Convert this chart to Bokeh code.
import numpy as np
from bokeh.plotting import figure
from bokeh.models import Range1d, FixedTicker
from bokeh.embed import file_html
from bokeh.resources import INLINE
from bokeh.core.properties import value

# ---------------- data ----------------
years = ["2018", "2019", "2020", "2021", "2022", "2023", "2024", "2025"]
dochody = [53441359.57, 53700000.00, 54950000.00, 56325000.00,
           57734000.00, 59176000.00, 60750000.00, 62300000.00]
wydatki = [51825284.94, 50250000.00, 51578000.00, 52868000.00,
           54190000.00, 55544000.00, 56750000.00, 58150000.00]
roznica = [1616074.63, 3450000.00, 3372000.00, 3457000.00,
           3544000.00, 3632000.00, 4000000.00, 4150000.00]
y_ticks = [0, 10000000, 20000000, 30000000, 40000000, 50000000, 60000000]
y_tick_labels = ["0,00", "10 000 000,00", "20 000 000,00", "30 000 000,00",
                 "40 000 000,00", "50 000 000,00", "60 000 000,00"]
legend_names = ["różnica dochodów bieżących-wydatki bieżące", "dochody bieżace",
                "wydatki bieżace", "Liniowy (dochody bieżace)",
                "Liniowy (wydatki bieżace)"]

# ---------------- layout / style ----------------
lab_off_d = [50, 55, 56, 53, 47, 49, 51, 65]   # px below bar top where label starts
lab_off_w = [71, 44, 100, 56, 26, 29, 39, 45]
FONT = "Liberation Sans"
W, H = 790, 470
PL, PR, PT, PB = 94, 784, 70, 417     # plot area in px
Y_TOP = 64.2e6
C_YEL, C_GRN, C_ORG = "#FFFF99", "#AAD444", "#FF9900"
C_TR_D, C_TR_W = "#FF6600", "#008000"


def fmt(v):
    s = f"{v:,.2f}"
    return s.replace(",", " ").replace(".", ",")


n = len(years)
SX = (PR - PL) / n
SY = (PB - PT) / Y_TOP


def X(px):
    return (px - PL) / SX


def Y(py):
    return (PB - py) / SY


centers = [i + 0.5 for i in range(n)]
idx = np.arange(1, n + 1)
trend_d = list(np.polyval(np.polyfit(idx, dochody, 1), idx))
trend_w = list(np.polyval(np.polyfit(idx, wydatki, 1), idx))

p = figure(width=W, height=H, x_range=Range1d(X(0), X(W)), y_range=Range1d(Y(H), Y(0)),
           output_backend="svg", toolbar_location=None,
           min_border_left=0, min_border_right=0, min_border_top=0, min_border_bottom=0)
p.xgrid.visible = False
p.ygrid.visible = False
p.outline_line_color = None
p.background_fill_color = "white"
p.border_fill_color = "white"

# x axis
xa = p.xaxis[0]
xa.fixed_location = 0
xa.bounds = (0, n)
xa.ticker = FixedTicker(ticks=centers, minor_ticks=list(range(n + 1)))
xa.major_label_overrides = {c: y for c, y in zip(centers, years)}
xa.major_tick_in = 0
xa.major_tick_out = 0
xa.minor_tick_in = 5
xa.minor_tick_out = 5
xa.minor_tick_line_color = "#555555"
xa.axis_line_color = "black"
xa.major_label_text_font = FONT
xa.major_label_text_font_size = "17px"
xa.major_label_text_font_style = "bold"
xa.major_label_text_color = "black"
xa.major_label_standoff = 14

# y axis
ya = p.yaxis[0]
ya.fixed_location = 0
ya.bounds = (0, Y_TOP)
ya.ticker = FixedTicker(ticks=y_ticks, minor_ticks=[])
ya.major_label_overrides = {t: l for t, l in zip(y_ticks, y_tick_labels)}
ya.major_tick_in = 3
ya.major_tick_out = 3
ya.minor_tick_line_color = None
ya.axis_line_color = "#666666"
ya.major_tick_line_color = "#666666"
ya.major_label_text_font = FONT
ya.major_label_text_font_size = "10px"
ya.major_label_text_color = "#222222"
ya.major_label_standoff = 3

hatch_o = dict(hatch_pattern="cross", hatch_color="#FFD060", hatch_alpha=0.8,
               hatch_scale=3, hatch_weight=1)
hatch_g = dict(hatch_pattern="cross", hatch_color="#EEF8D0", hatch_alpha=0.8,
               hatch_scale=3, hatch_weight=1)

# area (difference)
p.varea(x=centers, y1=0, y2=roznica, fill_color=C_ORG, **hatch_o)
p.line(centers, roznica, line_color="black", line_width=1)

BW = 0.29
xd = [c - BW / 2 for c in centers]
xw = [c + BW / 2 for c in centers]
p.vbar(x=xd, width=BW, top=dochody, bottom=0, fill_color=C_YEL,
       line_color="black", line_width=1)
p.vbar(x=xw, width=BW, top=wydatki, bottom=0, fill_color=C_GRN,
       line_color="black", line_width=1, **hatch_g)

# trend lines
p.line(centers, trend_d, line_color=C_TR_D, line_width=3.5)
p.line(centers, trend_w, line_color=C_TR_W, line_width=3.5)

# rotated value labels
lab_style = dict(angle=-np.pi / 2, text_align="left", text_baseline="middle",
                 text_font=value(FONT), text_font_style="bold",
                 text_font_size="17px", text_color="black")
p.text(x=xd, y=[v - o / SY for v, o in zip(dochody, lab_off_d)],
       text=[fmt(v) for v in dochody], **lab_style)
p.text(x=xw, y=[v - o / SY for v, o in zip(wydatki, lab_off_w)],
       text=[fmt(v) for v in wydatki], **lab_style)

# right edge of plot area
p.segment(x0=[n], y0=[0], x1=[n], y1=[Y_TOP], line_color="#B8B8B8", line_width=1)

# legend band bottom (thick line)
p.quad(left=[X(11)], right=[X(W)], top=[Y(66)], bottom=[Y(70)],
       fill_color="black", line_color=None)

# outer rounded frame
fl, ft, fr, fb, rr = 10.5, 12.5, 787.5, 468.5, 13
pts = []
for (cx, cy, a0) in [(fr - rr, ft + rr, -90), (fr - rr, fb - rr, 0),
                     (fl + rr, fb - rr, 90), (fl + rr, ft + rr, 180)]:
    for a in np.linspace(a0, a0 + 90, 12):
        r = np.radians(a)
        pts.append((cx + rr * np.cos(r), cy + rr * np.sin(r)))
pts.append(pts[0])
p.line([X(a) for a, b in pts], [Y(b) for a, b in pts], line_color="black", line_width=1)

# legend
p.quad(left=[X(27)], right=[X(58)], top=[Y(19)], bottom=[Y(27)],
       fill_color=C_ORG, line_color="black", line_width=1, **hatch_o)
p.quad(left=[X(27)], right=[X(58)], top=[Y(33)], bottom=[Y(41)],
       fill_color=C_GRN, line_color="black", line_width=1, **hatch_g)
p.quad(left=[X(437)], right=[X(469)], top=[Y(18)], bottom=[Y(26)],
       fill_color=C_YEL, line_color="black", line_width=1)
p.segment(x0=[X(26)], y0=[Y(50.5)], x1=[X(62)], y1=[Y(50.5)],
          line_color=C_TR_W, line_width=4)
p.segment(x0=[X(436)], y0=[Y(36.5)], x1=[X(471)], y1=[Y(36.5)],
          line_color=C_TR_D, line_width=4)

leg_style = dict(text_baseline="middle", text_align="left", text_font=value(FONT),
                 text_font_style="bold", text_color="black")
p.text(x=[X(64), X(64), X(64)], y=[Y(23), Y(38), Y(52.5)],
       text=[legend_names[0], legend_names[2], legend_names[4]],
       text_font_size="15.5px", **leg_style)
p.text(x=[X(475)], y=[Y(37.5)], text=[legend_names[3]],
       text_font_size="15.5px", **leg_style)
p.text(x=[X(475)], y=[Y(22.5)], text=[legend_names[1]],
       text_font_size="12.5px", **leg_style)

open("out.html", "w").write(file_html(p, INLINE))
..............................
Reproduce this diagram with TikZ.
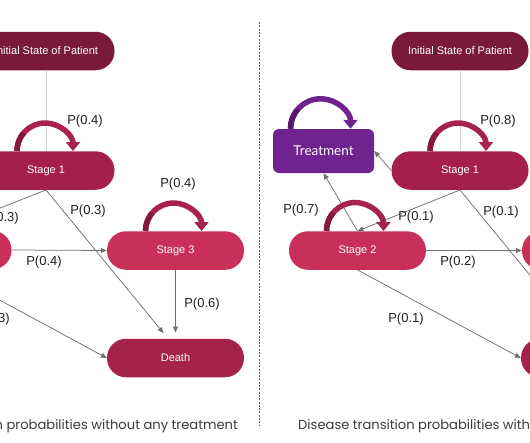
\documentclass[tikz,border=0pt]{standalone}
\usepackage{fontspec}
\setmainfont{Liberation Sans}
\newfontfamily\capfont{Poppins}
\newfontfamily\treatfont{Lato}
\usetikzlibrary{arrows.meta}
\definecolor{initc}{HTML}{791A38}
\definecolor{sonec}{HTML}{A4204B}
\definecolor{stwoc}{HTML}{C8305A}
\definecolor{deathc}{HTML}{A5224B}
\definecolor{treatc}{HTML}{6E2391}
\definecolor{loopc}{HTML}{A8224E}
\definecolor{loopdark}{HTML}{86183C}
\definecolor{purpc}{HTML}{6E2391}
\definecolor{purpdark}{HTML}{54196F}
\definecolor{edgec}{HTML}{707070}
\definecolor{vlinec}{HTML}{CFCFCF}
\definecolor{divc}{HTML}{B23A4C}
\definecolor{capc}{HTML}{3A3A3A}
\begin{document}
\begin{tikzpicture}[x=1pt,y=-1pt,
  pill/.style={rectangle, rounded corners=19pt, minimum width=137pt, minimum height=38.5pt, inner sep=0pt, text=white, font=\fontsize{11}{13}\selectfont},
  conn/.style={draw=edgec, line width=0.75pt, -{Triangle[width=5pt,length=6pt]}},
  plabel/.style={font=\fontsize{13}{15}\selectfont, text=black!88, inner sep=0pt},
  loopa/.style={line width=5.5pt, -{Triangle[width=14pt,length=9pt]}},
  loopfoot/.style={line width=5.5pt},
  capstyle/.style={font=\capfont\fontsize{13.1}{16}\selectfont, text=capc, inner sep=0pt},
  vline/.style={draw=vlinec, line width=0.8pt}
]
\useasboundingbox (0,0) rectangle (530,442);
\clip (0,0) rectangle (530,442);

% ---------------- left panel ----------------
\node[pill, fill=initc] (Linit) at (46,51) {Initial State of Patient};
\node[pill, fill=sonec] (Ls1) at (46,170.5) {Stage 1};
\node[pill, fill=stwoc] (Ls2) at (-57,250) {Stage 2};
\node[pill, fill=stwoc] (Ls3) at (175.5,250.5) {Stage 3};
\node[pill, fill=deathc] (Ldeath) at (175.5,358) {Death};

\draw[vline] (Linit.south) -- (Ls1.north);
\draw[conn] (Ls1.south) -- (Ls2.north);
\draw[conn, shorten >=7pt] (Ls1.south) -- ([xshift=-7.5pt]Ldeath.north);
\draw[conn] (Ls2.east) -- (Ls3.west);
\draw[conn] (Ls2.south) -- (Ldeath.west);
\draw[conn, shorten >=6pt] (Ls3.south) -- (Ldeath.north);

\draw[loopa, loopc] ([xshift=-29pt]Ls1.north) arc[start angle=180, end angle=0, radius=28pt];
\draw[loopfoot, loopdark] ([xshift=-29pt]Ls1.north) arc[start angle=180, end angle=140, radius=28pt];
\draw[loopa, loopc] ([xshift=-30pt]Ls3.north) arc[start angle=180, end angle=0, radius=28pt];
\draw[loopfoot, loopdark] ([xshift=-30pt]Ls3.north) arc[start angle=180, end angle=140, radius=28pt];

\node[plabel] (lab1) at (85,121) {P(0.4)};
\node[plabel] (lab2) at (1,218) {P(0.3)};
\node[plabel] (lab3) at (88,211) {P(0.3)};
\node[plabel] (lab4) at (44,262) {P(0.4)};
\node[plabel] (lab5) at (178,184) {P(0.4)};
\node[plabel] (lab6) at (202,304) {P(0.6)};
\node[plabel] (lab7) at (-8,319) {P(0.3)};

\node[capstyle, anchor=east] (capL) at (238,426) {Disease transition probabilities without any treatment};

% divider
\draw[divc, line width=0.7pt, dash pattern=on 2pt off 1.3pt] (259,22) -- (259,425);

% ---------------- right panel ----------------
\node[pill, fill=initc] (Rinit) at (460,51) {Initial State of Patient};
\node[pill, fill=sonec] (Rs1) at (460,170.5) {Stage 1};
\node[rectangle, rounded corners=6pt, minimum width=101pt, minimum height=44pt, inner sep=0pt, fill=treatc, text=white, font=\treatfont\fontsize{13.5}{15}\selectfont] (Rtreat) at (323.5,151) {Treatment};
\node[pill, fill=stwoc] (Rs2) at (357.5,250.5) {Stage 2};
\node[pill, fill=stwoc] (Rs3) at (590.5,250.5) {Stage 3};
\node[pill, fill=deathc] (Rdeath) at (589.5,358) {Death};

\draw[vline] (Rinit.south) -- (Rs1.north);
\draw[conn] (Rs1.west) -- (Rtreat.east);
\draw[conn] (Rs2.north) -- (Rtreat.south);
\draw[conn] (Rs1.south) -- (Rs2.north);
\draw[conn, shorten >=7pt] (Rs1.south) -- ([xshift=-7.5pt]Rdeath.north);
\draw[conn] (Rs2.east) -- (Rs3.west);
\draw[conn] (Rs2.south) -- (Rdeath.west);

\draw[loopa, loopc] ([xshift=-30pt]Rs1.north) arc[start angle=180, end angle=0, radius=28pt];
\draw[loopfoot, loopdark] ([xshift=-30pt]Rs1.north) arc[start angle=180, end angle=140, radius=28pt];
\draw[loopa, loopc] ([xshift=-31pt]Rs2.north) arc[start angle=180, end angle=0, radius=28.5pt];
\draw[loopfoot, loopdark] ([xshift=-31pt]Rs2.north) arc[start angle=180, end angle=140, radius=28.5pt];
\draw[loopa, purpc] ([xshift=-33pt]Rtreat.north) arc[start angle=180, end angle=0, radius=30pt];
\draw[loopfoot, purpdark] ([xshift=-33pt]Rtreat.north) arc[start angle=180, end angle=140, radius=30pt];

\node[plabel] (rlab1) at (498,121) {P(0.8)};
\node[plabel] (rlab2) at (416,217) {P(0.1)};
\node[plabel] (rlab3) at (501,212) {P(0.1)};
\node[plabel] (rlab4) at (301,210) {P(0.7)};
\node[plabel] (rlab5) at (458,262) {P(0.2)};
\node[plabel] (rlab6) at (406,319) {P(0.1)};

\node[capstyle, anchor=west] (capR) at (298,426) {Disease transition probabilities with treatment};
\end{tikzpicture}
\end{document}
..............................
Goal → Show the lines of the records that contain the word "this".

Complete answer →
Convert this chart to Bokeh code.
Reproduce this diagram with TikZ.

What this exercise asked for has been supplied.